╔══
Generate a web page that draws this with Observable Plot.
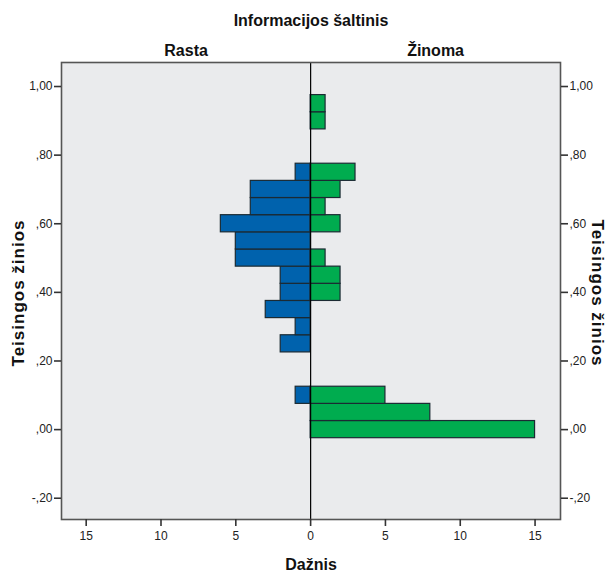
<!DOCTYPE html>
<html>
<head>
<meta charset="utf-8">
<script src="https://cdn.jsdelivr.net/npm/d3@7"></script>
<script src="https://cdn.jsdelivr.net/npm/@observablehq/plot@0.6"></script>
<style>
  html, body { margin: 0; padding: 0; background: #fff; }
  #chart { width: 612px; height: 573px; }
</style>
</head>
<body>
<div id="chart"></div>
<script>
// Bin centres of "Teisingos žinios" (bin width 0.05)
const bins = [0.00, 0.05, 0.10, 0.15, 0.20, 0.25, 0.30, 0.35, 0.40, 0.45,
              0.50, 0.55, 0.60, 0.65, 0.70, 0.75, 0.80, 0.85, 0.90, 0.95];
// Frequencies (Dažnis) per bin
const rasta  = [0, 0, 1, 0, 0, 2, 1, 3, 2, 2, 5, 5, 6, 4, 4, 1, 0, 0, 0, 0];
const zinoma = [15, 8, 5, 0, 0, 0, 0, 0, 2, 2, 1, 0, 2, 1, 2, 3, 0, 0, 1, 1];
const yTicks = [-0.2, 0, 0.2, 0.4, 0.6, 0.8, 1.0];
const xTicks = [-15, -10, -5, 0, 5, 10, 15];
const binWidth = 0.05;

const groups = ["Rasta", "Žinoma"];
const colors = ["#0062AD", "#00AC4F"];

const rows = [];
bins.forEach((b, i) => {
  if (rasta[i] > 0) rows.push({g: groups[0], y: b, v: -rasta[i]});
  if (zinoma[i] > 0) rows.push({g: groups[1], y: b, v: zinoma[i]});
});

const xDomain = [-16.65, 16.7];
const yDomain = [-0.262, 1.07];
const fmtY = d => {
  let s = Math.abs(d).toFixed(2).replace(".", ",");
  if (s.startsWith("0")) s = s.slice(1);
  return (d < 0 ? "-" : "") + s;
};
const font = "'Liberation Sans', Arial, sans-serif";
const titleStyle = {fontWeight: "bold", fill: "#111", lineAnchor: "middle", textAnchor: "middle"};

const chart = Plot.plot({
  width: 612,
  height: 573,
  marginTop: 62,
  marginBottom: 54,
  marginLeft: 61,
  marginRight: 52,
  style: {fontFamily: font, fontSize: "12px", color: "#222", background: "#fff"},
  x: {domain: xDomain, axis: null},
  y: {domain: yDomain, axis: null},
  color: {domain: groups, range: colors},
  marks: [
    Plot.frame({fill: "#EAEBED"}),
    Plot.rectX(rows, {
      x1: 0, x2: "v",
      y1: d => d.y - binWidth / 2, y2: d => d.y + binWidth / 2,
      fill: "g", stroke: "#1b2a33", strokeWidth: 1.2, inset: 0
    }),
    Plot.ruleX([0], {stroke: "#000", strokeWidth: 1.2}),
    Plot.frame({stroke: "#555", strokeWidth: 1.6}),
    Plot.axisY({anchor: "left", ticks: yTicks, tickFormat: fmtY, tickSize: 7, tickPadding: 2,
      stroke: "#333", strokeWidth: 1.6, fontSize: 12, label: null}),
    Plot.axisY({anchor: "right", ticks: yTicks, tickFormat: fmtY, tickSize: 7, tickPadding: 2,
      stroke: "#333", strokeWidth: 1.6, fontSize: 12, label: null}),
    Plot.axisX({anchor: "bottom", ticks: xTicks, tickFormat: d => Math.abs(d), tickSize: 7,
      tickPadding: 5, stroke: "#333", strokeWidth: 1.6, fontSize: 12, label: null}),
    // titles
    Plot.text(["Informacijos šaltinis"], {...titleStyle, frameAnchor: "top", dy: -42, fontSize: 16}),
    Plot.text([groups[0]], {...titleStyle, x: xDomain[0] / 2, frameAnchor: "top", dy: -12, fontSize: 16}),
    Plot.text([groups[1]], {...titleStyle, x: xDomain[1] / 2, frameAnchor: "top", dy: -12, fontSize: 16}),
    Plot.text(["Teisingos žinios"], {...titleStyle, frameAnchor: "left", dx: -43, dy: 2, rotate: -90, fontSize: 17}),
    Plot.text(["Teisingos žinios"], {...titleStyle, frameAnchor: "right", dx: 37, dy: 2, rotate: 90, fontSize: 17}),
    Plot.text(["Dažnis"], {...titleStyle, frameAnchor: "bottom", dy: 45, fontSize: 16})
  ]
});
// slight letter spacing for the vertical axis titles (as in the reference)
chart.querySelectorAll("text").forEach(t => {
  if (t.textContent === "Teisingos žinios") t.setAttribute("letter-spacing", "1px");
});
document.getElementById("chart").appendChild(chart);
</script>
</body>
</html>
╚══
» **Goal**
Write out the material above once more, exactly as it reads, with no pictures.

» **Answer**
Generate a web page that draws this with Observable Plot.
<!DOCTYPE html>
<html>
<head>
<meta charset="utf-8">
<script src="https://cdn.jsdelivr.net/npm/d3@7"></script>
<script src="https://cdn.jsdelivr.net/npm/@observablehq/plot@0.6"></script>
<style>
  html, body { margin: 0; padding: 0; background: #fff; }
  #chart { width: 612px; height: 573px; }
</style>
</head>
<body>
<div id="chart"></div>
<script>
// Bin centres of "Teisingos žinios" (bin width 0.05)
const bins = [0.00, 0.05, 0.10, 0.15, 0.20, 0.25, 0.30, 0.35, 0.40, 0.45,
              0.50, 0.55, 0.60, 0.65, 0.70, 0.75, 0.80, 0.85, 0.90, 0.95];
// Frequencies (Dažnis) per bin
const rasta  = [0, 0, 1, 0, 0, 2, 1, 3, 2, 2, 5, 5, 6, 4, 4, 1, 0, 0, 0, 0];
const zinoma = [15, 8, 5, 0, 0, 0, 0, 0, 2, 2, 1, 0, 2, 1, 2, 3, 0, 0, 1, 1];
const yTicks = [-0.2, 0, 0.2, 0.4, 0.6, 0.8, 1.0];
const xTicks = [-15, -10, -5, 0, 5, 10, 15];
const binWidth = 0.05;

const groups = ["Rasta", "Žinoma"];
const colors = ["#0062AD", "#00AC4F"];

const rows = [];
bins.forEach((b, i) => {
  if (rasta[i] > 0) rows.push({g: groups[0], y: b, v: -rasta[i]});
  if (zinoma[i] > 0) rows.push({g: groups[1], y: b, v: zinoma[i]});
});

const xDomain = [-16.65, 16.7];
const yDomain = [-0.262, 1.07];
const fmtY = d => {
  let s = Math.abs(d).toFixed(2).replace(".", ",");
  if (s.startsWith("0")) s = s.slice(1);
  return (d < 0 ? "-" : "") + s;
};
const font = "'Liberation Sans', Arial, sans-serif";
const titleStyle = {fontWeight: "bold", fill: "#111", lineAnchor: "middle", textAnchor: "middle"};

const chart = Plot.plot({
  width: 612,
  height: 573,
  marginTop: 62,
  marginBottom: 54,
  marginLeft: 61,
  marginRight: 52,
  style: {fontFamily: font, fontSize: "12px", color: "#222", background: "#fff"},
  x: {domain: xDomain, axis: null},
  y: {domain: yDomain, axis: null},
  color: {domain: groups, range: colors},
  marks: [
    Plot.frame({fill: "#EAEBED"}),
    Plot.rectX(rows, {
      x1: 0, x2: "v",
      y1: d => d.y - binWidth / 2, y2: d => d.y + binWidth / 2,
      fill: "g", stroke: "#1b2a33", strokeWidth: 1.2, inset: 0
    }),
    Plot.ruleX([0], {stroke: "#000", strokeWidth: 1.2}),
    Plot.frame({stroke: "#555", strokeWidth: 1.6}),
    Plot.axisY({anchor: "left", ticks: yTicks, tickFormat: fmtY, tickSize: 7, tickPadding: 2,
      stroke: "#333", strokeWidth: 1.6, fontSize: 12, label: null}),
    Plot.axisY({anchor: "right", ticks: yTicks, tickFormat: fmtY, tickSize: 7, tickPadding: 2,
      stroke: "#333", strokeWidth: 1.6, fontSize: 12, label: null}),
    Plot.axisX({anchor: "bottom", ticks: xTicks, tickFormat: d => Math.abs(d), tickSize: 7,
      tickPadding: 5, stroke: "#333", strokeWidth: 1.6, fontSize: 12, label: null}),
    // titles
    Plot.text(["Informacijos šaltinis"], {...titleStyle, frameAnchor: "top", dy: -42, fontSize: 16}),
    Plot.text([groups[0]], {...titleStyle, x: xDomain[0] / 2, frameAnchor: "top", dy: -12, fontSize: 16}),
    Plot.text([groups[1]], {...titleStyle, x: xDomain[1] / 2, frameAnchor: "top", dy: -12, fontSize: 16}),
    Plot.text(["Teisingos žinios"], {...titleStyle, frameAnchor: "left", dx: -43, dy: 2, rotate: -90, fontSize: 17}),
    Plot.text(["Teisingos žinios"], {...titleStyle, frameAnchor: "right", dx: 37, dy: 2, rotate: 90, fontSize: 17}),
    Plot.text(["Dažnis"], {...titleStyle, frameAnchor: "bottom", dy: 45, fontSize: 16})
  ]
});
// slight letter spacing for the vertical axis titles (as in the reference)
chart.querySelectorAll("text").forEach(t => {
  if (t.textContent === "Teisingos žinios") t.setAttribute("letter-spacing", "1px");
});
document.getElementById("chart").appendChild(chart);
</script>
</body>
</html>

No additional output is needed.